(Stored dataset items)
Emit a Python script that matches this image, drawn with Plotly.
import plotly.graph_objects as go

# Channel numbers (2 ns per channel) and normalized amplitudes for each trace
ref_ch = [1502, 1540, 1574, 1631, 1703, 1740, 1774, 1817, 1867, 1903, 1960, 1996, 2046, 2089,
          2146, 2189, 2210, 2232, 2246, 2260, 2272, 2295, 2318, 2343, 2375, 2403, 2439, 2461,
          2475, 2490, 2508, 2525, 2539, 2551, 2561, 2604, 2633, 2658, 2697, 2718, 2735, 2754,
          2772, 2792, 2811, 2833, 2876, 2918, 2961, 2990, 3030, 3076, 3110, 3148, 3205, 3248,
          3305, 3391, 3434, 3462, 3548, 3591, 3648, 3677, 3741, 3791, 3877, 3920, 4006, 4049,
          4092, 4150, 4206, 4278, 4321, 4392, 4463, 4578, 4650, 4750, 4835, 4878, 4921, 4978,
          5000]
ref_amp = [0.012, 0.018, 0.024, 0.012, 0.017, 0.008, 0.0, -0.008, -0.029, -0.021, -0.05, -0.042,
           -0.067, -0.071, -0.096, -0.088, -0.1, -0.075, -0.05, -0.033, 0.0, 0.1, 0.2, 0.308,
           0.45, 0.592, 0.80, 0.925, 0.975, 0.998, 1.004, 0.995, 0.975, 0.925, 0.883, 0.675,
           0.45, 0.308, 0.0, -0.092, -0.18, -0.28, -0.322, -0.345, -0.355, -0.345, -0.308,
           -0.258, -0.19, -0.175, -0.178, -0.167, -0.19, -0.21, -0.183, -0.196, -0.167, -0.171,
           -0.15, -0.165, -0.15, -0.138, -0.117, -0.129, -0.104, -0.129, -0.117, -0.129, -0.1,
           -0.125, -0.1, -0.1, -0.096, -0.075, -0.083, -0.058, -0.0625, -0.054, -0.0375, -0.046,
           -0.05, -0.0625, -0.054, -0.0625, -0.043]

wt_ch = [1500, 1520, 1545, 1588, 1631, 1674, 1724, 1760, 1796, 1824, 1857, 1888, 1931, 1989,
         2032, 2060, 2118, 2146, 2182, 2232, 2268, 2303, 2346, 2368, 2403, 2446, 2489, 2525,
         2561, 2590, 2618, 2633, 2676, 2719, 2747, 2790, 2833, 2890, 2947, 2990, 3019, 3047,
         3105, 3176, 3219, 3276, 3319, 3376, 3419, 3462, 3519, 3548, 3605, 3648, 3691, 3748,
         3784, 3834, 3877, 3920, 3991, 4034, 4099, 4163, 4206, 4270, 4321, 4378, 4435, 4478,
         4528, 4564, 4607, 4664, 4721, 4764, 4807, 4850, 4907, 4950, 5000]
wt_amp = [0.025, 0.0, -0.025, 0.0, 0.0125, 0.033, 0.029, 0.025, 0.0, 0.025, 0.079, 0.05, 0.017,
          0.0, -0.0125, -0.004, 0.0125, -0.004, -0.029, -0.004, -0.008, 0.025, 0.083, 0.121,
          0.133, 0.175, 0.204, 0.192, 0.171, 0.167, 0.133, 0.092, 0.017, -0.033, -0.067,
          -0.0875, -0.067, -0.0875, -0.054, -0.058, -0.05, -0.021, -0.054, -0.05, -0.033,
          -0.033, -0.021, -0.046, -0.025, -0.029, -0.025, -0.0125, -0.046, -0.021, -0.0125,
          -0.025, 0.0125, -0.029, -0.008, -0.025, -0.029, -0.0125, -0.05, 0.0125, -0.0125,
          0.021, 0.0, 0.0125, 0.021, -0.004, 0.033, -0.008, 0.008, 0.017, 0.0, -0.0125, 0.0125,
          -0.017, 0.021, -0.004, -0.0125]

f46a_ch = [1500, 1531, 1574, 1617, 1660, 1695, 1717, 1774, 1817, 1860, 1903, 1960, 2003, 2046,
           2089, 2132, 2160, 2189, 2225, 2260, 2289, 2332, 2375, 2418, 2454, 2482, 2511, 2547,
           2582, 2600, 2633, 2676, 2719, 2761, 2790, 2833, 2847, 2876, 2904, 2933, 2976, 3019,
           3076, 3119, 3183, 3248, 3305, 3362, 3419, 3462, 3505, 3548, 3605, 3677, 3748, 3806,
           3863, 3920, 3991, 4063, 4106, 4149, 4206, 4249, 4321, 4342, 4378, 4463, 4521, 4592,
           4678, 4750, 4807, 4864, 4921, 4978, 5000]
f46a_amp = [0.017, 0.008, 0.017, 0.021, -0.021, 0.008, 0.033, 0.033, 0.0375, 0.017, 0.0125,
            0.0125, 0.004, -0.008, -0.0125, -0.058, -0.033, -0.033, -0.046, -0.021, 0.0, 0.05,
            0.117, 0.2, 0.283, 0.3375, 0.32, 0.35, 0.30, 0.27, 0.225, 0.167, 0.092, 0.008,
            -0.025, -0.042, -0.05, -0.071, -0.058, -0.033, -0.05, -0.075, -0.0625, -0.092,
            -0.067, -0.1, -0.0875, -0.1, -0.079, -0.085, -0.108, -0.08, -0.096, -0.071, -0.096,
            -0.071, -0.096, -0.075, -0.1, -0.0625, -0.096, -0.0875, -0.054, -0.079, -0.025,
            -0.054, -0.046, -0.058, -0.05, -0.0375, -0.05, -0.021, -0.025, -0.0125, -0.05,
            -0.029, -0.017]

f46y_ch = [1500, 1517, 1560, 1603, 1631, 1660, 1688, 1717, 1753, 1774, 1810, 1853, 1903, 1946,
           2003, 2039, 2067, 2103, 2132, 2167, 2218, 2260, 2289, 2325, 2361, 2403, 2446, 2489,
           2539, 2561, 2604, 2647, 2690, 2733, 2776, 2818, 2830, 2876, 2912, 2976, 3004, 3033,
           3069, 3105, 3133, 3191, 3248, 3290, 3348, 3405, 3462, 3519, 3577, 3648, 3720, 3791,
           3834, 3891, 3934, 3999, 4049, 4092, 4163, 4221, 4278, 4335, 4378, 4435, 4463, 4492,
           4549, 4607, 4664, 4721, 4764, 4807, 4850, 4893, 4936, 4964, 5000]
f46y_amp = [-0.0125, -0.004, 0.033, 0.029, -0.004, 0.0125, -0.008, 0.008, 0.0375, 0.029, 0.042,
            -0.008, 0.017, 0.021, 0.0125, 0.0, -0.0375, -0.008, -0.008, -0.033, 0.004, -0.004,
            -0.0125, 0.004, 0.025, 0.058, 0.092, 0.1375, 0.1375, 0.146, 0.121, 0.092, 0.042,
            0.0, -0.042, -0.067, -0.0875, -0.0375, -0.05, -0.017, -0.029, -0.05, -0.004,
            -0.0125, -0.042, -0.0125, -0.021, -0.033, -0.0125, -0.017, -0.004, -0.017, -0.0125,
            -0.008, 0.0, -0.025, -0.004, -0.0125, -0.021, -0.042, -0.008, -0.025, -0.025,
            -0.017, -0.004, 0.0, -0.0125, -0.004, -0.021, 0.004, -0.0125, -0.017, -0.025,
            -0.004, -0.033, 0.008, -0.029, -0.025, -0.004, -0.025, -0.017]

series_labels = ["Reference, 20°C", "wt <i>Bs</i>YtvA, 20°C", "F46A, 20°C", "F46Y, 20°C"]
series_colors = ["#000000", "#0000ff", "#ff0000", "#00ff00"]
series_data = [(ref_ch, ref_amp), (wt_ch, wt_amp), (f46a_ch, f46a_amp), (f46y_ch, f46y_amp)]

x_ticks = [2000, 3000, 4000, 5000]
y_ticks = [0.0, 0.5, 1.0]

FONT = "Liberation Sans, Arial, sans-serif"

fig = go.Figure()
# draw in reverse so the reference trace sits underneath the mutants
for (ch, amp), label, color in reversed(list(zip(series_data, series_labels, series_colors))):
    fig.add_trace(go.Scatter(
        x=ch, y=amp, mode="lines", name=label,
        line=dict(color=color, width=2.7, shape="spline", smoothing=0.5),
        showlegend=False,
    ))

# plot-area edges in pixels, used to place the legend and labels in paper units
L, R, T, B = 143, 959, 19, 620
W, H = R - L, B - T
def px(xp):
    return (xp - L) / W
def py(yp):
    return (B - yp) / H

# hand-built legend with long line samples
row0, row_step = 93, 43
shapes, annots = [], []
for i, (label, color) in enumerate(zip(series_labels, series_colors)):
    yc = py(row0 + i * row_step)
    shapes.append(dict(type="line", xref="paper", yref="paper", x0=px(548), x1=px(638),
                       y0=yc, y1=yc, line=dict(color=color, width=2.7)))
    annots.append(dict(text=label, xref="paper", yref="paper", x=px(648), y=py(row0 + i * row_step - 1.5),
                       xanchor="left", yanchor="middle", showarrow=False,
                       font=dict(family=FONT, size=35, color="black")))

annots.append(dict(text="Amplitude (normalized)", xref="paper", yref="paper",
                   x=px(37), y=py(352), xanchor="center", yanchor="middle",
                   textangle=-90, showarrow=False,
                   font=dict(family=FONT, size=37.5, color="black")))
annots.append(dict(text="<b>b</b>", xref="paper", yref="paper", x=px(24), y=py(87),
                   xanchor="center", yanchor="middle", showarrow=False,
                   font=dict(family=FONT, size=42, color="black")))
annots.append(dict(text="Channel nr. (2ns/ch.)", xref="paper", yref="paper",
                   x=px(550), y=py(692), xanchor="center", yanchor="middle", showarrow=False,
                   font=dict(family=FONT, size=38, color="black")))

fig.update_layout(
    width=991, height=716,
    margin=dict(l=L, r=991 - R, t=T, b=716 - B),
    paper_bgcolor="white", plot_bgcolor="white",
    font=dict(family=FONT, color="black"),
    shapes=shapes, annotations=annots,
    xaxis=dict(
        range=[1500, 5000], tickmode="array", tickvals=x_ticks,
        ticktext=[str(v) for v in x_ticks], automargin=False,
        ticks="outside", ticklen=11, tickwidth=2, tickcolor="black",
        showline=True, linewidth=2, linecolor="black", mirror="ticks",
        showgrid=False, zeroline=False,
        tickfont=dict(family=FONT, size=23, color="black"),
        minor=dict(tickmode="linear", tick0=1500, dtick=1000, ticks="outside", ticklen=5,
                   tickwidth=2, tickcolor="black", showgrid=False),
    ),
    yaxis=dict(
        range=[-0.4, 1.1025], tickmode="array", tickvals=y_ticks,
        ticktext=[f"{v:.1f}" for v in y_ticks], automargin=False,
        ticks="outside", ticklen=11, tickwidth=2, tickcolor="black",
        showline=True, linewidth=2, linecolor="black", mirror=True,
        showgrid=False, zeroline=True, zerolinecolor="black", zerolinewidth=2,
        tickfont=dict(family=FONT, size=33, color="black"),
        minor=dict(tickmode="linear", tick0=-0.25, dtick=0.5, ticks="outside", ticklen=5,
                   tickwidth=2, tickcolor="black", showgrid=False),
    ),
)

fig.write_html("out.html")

--

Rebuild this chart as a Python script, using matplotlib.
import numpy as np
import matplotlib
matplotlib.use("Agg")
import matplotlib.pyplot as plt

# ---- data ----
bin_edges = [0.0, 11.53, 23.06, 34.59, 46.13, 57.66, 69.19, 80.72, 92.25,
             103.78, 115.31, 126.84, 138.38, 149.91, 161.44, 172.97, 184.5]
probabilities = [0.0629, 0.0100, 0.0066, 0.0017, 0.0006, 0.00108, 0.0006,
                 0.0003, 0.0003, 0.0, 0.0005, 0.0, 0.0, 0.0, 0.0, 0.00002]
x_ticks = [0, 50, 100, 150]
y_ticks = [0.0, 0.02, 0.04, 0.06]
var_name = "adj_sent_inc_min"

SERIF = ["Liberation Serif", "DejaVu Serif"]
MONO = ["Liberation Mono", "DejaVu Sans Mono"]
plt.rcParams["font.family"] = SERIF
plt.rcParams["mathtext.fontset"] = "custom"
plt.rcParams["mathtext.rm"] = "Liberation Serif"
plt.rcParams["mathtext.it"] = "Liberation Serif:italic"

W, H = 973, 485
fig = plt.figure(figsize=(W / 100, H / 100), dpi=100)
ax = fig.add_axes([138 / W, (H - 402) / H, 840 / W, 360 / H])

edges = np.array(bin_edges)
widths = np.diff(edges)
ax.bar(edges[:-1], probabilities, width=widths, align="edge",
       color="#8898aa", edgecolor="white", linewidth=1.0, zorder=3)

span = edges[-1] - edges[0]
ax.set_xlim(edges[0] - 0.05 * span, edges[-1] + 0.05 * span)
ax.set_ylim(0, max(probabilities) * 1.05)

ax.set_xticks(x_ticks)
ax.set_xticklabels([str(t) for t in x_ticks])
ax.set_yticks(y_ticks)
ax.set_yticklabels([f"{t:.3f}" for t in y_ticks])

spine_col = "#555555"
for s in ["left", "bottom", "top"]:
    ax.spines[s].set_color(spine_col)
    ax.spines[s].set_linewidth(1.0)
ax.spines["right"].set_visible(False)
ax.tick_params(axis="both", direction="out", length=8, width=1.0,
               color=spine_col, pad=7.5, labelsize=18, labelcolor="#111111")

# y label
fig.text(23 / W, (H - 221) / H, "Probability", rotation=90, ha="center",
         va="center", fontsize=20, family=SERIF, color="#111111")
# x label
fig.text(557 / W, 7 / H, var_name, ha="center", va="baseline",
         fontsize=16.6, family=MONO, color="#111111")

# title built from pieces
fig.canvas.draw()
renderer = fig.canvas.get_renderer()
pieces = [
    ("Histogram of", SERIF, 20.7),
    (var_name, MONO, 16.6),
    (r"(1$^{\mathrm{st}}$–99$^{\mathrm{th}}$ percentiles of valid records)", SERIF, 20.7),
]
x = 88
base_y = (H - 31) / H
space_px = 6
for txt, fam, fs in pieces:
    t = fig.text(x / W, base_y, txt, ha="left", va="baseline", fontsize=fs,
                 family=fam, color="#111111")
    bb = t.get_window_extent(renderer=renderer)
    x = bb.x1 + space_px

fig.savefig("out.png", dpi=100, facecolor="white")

◆ **TO BE DONE**
From the data above, gather every line that includes the word "script".

◆ **RESPONSE BELOW**
Emit a Python script that matches this image, drawn with Plotly.
Rebuild this chart as a Python script, using matplotlib.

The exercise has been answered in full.